▶ [Task objective]
Beginning with the line that contains "Output the web", retype the entries below exactly, ending with the line that contains "const X_MIN = xTicks[0], X_MAX". Leave out any pictures.

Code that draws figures
* * * *
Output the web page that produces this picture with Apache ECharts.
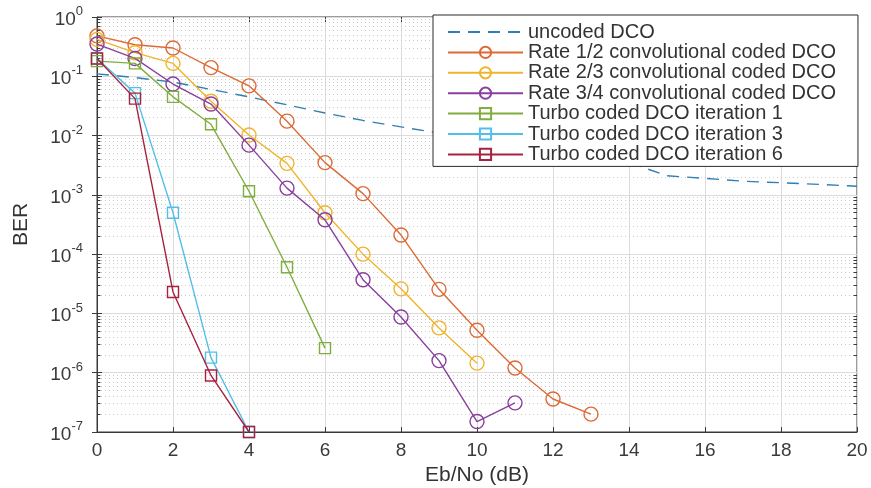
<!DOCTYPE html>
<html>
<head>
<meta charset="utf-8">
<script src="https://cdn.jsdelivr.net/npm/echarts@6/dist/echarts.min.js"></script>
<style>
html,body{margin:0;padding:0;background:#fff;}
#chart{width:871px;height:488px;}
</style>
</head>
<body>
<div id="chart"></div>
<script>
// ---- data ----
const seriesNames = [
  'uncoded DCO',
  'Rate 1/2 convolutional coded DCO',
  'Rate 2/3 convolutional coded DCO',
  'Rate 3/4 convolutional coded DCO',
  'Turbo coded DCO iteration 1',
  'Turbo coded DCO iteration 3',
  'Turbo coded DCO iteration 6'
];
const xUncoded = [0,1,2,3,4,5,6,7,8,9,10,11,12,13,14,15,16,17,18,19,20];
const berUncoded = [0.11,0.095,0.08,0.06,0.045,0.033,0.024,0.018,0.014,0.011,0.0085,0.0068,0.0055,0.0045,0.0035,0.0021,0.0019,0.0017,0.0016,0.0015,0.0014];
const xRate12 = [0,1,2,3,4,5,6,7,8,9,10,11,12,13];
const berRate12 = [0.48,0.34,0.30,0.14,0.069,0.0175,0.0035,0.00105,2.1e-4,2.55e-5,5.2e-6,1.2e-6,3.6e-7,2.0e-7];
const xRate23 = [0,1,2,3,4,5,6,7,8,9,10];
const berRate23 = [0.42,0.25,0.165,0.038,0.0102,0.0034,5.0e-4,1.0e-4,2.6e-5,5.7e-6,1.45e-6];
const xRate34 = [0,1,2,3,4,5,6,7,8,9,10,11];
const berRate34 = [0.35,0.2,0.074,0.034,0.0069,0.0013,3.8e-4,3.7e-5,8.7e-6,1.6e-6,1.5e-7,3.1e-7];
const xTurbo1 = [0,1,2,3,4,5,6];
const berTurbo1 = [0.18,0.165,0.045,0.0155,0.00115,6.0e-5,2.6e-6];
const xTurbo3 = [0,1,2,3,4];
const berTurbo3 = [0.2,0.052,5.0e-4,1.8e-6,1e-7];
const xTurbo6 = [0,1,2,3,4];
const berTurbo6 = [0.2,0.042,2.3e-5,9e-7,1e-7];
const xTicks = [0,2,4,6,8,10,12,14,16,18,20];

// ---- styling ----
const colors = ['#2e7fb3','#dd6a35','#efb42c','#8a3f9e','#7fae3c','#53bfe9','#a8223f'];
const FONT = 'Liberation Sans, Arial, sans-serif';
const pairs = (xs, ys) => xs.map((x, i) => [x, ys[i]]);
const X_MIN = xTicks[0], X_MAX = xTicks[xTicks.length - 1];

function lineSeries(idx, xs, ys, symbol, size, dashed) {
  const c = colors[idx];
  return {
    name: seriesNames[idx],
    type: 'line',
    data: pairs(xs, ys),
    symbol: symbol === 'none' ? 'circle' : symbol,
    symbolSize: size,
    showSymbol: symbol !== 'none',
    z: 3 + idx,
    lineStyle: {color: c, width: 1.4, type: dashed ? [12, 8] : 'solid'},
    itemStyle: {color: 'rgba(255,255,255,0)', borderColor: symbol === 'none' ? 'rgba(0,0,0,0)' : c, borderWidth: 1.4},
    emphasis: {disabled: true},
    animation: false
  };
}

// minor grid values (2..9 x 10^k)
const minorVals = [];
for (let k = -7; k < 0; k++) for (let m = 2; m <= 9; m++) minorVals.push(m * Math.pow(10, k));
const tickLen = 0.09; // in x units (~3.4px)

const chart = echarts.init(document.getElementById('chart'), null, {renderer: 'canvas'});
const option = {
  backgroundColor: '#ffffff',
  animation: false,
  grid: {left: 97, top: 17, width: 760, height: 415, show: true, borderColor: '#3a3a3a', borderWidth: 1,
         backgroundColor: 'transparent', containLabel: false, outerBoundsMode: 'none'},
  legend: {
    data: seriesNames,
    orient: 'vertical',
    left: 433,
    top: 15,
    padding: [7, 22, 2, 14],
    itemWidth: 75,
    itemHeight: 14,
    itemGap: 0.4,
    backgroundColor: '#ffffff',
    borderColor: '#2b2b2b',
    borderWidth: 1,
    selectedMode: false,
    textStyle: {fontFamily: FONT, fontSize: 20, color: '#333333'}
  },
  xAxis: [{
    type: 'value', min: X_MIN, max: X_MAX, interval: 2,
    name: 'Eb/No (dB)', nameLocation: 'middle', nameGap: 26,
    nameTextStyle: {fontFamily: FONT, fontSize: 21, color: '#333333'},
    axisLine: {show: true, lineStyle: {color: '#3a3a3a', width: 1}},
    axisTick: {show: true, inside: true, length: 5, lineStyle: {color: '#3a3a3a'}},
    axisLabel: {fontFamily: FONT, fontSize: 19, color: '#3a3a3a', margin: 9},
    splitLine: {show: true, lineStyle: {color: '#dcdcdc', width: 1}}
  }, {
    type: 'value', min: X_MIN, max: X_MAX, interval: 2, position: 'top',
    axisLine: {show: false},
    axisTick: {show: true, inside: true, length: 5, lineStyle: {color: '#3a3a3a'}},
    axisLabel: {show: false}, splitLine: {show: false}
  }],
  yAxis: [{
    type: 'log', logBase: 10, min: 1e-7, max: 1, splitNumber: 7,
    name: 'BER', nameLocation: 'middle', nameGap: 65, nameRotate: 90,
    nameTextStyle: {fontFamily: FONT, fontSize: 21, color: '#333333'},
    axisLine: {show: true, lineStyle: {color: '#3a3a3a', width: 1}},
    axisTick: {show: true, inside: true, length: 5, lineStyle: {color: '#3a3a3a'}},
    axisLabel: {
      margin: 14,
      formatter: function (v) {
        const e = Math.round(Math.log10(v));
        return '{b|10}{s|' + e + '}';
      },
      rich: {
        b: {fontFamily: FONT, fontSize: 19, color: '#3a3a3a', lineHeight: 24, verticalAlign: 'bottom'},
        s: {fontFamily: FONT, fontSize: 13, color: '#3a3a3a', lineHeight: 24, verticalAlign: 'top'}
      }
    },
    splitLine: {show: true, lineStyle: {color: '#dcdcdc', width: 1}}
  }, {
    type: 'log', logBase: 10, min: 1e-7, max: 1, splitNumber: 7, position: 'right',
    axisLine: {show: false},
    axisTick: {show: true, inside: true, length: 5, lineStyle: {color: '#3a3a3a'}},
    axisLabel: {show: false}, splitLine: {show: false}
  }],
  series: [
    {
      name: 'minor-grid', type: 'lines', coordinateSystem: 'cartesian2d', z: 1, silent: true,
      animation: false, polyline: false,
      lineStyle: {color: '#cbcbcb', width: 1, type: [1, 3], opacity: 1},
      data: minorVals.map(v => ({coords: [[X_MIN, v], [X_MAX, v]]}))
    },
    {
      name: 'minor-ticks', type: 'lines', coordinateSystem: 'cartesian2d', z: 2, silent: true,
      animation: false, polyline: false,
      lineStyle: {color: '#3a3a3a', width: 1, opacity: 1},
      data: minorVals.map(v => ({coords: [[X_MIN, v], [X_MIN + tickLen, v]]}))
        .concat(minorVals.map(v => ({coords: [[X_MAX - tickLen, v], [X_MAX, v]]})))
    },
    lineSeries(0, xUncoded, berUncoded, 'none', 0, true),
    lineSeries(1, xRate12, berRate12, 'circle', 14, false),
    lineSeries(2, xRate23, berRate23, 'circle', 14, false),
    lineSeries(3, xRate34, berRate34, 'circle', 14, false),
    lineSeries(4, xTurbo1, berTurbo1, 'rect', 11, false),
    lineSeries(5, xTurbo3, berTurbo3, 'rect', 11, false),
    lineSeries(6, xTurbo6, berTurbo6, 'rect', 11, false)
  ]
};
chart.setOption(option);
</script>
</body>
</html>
* * * *
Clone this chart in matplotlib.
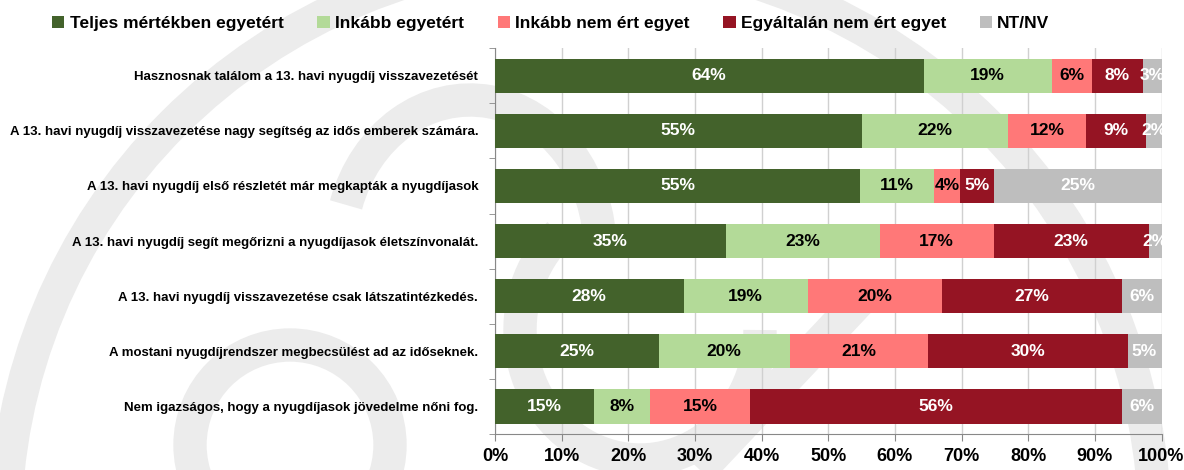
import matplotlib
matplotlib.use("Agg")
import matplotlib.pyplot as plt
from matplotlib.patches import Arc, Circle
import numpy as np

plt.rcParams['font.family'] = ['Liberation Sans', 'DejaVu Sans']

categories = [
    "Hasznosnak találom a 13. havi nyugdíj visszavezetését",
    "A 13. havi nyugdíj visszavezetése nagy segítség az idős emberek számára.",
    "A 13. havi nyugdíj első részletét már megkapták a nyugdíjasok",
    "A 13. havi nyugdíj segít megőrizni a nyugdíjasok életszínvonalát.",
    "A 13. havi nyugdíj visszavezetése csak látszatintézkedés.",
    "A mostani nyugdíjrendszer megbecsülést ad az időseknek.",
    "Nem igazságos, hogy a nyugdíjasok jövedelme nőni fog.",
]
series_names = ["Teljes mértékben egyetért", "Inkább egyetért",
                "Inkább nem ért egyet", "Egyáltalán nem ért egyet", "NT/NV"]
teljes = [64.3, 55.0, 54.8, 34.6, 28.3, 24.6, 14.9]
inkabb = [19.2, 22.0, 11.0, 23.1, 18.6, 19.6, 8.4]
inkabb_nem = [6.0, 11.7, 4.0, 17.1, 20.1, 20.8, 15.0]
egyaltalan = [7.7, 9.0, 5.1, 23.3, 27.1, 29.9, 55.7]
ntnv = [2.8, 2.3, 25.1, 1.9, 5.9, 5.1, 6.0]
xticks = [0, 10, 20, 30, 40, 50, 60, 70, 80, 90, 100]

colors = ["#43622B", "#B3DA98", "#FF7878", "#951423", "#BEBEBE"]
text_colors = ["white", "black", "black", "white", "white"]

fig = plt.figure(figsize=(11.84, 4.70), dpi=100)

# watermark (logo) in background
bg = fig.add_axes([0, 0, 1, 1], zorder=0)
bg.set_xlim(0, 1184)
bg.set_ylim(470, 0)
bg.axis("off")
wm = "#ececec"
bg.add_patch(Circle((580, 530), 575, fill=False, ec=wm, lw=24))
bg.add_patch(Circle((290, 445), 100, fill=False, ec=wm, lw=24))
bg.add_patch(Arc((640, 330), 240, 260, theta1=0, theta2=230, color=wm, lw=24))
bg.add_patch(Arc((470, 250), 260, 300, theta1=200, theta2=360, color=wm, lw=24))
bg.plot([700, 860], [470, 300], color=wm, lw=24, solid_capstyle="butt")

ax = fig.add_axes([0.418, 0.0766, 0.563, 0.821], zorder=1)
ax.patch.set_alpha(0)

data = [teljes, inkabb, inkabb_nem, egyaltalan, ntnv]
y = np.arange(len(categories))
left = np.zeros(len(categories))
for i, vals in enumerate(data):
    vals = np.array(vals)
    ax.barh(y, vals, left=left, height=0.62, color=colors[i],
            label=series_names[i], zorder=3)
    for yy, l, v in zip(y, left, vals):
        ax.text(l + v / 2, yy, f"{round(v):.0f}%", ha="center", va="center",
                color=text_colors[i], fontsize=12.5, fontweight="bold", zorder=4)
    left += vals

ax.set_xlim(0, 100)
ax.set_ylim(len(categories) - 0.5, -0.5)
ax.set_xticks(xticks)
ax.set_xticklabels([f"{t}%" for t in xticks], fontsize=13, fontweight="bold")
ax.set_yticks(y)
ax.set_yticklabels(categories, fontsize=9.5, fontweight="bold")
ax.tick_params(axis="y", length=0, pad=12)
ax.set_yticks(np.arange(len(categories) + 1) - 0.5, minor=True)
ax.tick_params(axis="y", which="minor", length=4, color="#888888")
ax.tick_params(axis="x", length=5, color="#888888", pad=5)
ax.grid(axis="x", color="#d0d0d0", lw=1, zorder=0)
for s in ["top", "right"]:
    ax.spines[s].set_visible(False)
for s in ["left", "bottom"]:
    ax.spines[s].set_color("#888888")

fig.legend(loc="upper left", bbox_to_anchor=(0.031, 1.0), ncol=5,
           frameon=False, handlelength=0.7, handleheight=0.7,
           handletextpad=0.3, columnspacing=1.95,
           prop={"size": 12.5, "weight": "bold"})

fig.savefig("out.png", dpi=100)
* * * *
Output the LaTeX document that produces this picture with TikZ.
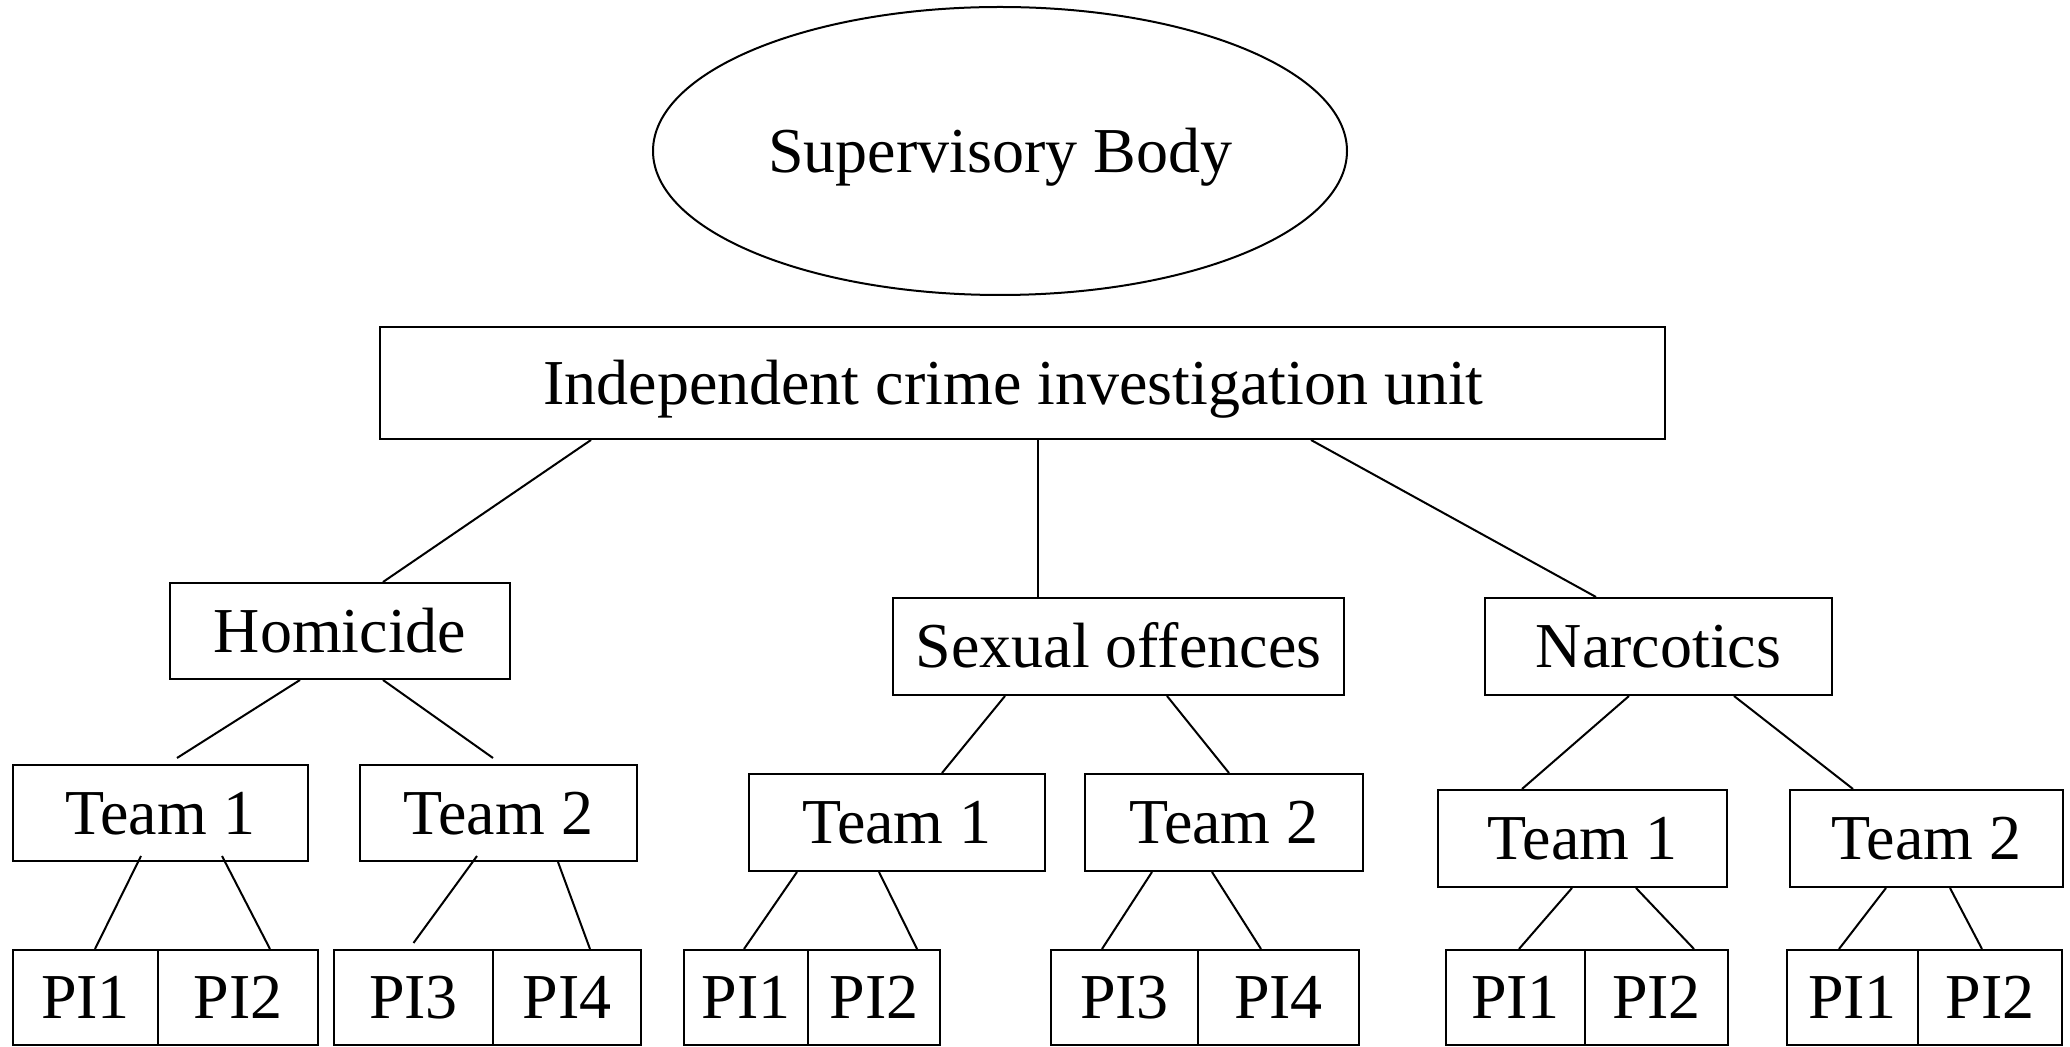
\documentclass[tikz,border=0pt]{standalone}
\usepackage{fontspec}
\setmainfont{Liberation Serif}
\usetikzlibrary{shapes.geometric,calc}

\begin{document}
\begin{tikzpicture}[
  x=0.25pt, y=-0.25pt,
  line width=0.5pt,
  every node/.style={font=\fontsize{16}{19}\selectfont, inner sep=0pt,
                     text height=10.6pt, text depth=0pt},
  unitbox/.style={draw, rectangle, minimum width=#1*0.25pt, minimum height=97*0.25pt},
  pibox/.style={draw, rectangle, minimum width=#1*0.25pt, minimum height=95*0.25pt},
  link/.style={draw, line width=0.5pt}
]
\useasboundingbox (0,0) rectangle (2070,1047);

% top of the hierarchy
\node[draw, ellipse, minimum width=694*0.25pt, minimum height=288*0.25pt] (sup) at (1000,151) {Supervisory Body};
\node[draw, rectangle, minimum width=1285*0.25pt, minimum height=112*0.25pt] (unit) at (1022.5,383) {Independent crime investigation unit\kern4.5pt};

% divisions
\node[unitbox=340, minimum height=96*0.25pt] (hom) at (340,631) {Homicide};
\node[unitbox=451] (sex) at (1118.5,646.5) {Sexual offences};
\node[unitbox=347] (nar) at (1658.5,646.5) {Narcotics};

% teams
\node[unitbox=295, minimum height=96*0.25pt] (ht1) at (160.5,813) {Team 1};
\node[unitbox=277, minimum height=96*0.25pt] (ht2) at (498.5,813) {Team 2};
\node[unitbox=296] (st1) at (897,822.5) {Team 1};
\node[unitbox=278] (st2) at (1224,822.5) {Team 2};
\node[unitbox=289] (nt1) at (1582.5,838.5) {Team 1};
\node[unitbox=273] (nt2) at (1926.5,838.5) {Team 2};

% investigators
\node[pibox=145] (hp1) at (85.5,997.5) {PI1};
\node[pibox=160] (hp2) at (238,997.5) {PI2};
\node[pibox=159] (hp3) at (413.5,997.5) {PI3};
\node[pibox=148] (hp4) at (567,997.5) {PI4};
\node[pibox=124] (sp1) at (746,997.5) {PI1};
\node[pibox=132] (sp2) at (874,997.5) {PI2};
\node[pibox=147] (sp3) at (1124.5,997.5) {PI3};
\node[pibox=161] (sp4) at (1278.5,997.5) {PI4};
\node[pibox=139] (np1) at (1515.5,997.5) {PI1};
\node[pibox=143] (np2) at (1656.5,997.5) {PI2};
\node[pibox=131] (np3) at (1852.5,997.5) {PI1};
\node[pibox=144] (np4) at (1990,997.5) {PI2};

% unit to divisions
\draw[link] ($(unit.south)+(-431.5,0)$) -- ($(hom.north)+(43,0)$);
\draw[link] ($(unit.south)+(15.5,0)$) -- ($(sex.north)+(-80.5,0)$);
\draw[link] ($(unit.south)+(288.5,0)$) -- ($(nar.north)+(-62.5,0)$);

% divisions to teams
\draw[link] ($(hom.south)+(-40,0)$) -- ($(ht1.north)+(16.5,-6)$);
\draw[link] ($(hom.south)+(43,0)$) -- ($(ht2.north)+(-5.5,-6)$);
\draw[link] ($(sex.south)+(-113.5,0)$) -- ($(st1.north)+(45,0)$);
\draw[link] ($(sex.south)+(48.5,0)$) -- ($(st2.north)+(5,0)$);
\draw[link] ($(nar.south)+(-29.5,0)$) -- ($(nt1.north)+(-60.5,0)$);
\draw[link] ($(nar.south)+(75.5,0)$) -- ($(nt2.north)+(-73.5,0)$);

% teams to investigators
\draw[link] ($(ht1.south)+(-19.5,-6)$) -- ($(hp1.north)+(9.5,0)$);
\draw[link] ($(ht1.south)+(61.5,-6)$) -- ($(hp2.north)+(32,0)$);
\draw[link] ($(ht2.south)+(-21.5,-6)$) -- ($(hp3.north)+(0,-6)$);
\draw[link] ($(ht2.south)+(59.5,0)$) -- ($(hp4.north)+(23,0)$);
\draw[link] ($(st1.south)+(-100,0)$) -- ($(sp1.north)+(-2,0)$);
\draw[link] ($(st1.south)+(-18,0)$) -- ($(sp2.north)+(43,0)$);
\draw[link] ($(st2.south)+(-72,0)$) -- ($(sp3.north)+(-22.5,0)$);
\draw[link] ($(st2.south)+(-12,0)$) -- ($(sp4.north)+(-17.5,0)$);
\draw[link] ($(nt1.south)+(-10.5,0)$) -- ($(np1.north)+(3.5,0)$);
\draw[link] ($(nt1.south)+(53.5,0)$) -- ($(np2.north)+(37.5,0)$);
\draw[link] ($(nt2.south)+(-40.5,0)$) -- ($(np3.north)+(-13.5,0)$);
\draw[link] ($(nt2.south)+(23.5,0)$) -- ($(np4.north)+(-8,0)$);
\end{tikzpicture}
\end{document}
* * * *
▶ [Exercise solution]
Output the web page that produces this picture with Apache ECharts.
<!DOCTYPE html>
<html>
<head>
<meta charset="utf-8">
<script src="https://cdn.jsdelivr.net/npm/echarts@6/dist/echarts.min.js"></script>
<style>
html,body{margin:0;padding:0;background:#fff;}
#chart{width:871px;height:488px;}
</style>
</head>
<body>
<div id="chart"></div>
<script>
// ---- data ----
const seriesNames = [
  'uncoded DCO',
  'Rate 1/2 convolutional coded DCO',
  'Rate 2/3 convolutional coded DCO',
  'Rate 3/4 convolutional coded DCO',
  'Turbo coded DCO iteration 1',
  'Turbo coded DCO iteration 3',
  'Turbo coded DCO iteration 6'
];
const xUncoded = [0,1,2,3,4,5,6,7,8,9,10,11,12,13,14,15,16,17,18,19,20];
const berUncoded = [0.11,0.095,0.08,0.06,0.045,0.033,0.024,0.018,0.014,0.011,0.0085,0.0068,0.0055,0.0045,0.0035,0.0021,0.0019,0.0017,0.0016,0.0015,0.0014];
const xRate12 = [0,1,2,3,4,5,6,7,8,9,10,11,12,13];
const berRate12 = [0.48,0.34,0.30,0.14,0.069,0.0175,0.0035,0.00105,2.1e-4,2.55e-5,5.2e-6,1.2e-6,3.6e-7,2.0e-7];
const xRate23 = [0,1,2,3,4,5,6,7,8,9,10];
const berRate23 = [0.42,0.25,0.165,0.038,0.0102,0.0034,5.0e-4,1.0e-4,2.6e-5,5.7e-6,1.45e-6];
const xRate34 = [0,1,2,3,4,5,6,7,8,9,10,11];
const berRate34 = [0.35,0.2,0.074,0.034,0.0069,0.0013,3.8e-4,3.7e-5,8.7e-6,1.6e-6,1.5e-7,3.1e-7];
const xTurbo1 = [0,1,2,3,4,5,6];
const berTurbo1 = [0.18,0.165,0.045,0.0155,0.00115,6.0e-5,2.6e-6];
const xTurbo3 = [0,1,2,3,4];
const berTurbo3 = [0.2,0.052,5.0e-4,1.8e-6,1e-7];
const xTurbo6 = [0,1,2,3,4];
const berTurbo6 = [0.2,0.042,2.3e-5,9e-7,1e-7];
const xTicks = [0,2,4,6,8,10,12,14,16,18,20];

// ---- styling ----
const colors = ['#2e7fb3','#dd6a35','#efb42c','#8a3f9e','#7fae3c','#53bfe9','#a8223f'];
const FONT = 'Liberation Sans, Arial, sans-serif';
const pairs = (xs, ys) => xs.map((x, i) => [x, ys[i]]);
const X_MIN = xTicks[0], X_MAX = xTicks[xTicks.length - 1];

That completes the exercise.